Alhamdulillah pukul 1 siang kami sampai di KLIA dengan lancar. Tidak ada polisi yang mencegat kita. Fyuh. Walau penerbangan kita masih lama yaitu pukul 5 sore, tidak apa-apa kita menunggu lama daripada ketinggalan flight.
Di Airport KLIA, kami dikejutkan dengan departure information board : tulisan merah alias cancel memenuhi board digital itu. Dari 30 penerbangan hari itu hanya 1 penerbangan yang open gate dengan tulisan hijau. Dan penerbangan kami belum open gate, jadi belum tertera di board itu apakah cancel atau open gate. Kami pun mesti menunggu hingga 2 jam hingga pukul 3 sore, sampai penerbangan kita open gate untuk check-in.

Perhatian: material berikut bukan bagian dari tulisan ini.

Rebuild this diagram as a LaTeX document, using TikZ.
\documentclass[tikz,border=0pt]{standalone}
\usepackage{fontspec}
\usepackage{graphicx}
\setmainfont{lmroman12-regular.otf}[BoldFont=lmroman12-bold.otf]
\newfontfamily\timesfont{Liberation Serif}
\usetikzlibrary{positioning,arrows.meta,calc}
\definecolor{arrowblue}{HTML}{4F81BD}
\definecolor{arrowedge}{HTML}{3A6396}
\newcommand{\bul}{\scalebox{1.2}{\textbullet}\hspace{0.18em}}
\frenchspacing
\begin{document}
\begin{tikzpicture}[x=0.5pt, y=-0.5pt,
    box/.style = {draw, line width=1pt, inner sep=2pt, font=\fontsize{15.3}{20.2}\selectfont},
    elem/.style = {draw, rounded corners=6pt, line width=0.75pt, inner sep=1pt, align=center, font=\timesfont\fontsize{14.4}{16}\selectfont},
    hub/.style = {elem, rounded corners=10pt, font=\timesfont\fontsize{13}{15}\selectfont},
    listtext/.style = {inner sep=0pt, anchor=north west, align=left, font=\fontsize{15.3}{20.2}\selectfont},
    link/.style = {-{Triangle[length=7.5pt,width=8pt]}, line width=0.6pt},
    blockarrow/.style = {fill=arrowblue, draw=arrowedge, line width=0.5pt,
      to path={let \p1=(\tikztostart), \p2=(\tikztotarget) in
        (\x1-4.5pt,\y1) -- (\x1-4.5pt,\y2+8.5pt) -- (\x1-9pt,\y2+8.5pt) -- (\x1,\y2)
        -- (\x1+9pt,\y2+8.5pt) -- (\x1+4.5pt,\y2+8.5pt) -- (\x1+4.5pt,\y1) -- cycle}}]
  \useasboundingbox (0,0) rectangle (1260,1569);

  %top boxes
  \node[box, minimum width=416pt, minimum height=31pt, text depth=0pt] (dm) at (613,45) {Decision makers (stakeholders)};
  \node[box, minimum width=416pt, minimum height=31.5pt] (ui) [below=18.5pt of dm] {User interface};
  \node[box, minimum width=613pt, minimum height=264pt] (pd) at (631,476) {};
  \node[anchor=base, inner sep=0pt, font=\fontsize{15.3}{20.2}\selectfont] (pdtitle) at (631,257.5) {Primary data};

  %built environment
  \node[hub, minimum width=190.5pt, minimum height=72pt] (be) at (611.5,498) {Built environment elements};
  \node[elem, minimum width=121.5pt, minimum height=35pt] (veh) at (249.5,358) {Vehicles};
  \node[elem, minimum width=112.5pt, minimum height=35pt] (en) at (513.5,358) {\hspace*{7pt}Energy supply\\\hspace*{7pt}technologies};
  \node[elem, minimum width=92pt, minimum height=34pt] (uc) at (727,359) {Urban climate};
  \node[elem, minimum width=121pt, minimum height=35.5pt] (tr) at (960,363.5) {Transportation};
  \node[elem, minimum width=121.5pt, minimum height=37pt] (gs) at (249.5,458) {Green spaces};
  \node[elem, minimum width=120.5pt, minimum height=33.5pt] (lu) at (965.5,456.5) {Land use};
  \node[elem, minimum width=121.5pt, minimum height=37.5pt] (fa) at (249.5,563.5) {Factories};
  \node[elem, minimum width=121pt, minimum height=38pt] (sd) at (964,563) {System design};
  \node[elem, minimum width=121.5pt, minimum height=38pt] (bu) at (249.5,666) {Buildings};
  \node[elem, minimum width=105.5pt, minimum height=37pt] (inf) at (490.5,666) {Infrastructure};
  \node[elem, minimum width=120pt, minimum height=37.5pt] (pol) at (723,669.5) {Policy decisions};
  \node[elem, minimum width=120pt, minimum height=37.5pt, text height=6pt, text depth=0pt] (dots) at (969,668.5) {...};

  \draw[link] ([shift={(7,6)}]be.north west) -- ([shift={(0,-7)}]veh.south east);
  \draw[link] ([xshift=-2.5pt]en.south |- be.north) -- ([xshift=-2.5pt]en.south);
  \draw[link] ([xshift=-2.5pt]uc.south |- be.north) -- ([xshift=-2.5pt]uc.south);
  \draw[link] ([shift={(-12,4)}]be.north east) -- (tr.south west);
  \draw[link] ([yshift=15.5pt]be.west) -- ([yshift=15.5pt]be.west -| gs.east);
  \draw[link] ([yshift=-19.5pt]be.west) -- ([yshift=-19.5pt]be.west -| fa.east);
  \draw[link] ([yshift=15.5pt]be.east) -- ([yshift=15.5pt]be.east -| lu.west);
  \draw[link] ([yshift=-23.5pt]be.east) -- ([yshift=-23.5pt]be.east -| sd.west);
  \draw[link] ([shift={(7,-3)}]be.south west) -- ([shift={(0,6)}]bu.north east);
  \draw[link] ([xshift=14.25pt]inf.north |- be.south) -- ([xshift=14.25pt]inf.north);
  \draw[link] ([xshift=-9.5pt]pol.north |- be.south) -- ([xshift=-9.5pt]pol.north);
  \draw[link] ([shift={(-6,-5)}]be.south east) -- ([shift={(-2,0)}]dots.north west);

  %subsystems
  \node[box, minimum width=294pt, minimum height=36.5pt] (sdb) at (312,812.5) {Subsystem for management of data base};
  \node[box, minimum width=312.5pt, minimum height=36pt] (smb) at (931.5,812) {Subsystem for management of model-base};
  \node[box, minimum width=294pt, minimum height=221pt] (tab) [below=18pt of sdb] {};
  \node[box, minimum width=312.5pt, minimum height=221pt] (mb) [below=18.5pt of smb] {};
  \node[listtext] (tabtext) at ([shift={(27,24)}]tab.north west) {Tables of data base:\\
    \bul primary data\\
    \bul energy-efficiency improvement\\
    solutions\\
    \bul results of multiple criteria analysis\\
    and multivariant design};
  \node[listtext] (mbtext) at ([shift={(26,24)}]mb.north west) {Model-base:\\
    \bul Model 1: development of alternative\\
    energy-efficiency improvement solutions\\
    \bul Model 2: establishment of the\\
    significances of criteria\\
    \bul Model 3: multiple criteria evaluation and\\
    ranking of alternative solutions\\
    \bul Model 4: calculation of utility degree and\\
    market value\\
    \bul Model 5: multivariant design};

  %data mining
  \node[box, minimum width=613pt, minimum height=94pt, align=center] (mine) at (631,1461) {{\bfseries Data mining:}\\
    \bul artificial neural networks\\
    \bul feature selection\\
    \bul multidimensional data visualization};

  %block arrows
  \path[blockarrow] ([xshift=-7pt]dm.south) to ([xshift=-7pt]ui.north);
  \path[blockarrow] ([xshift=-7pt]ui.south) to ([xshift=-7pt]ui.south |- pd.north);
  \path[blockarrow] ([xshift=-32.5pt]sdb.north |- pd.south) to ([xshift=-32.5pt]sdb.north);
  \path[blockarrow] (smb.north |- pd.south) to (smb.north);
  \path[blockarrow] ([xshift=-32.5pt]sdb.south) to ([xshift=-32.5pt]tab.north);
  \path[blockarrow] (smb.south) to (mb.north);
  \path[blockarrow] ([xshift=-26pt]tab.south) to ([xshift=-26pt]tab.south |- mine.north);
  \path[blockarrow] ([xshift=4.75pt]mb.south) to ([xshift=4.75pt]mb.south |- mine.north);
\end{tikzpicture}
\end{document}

Tepat jam 3 sore kami mengecek lagi di papan digital itu, dan kami pun masih tidak percaya bahwa maskapai yang kami naikin open gate alias ada penerbangan. Dari 30 penerbangan 28 penerbangan cancel. Hanya 2 flight yang available hari itu. Satu penerbangan domestik tujuan Kinabalu, dan satu lagi international, ya itu penerbangan kami menuju Jakarta. Terharu.
Tidak menunggu lama-lama kita pun langsung ikut mengantri di barisan yang super panjang di konter KLM. Benar saja, semua yang mengantri adalah orang Indonesia. Tidak disangka kami pun bertemu teman kampus kami yang juga naik maskapai yang sama.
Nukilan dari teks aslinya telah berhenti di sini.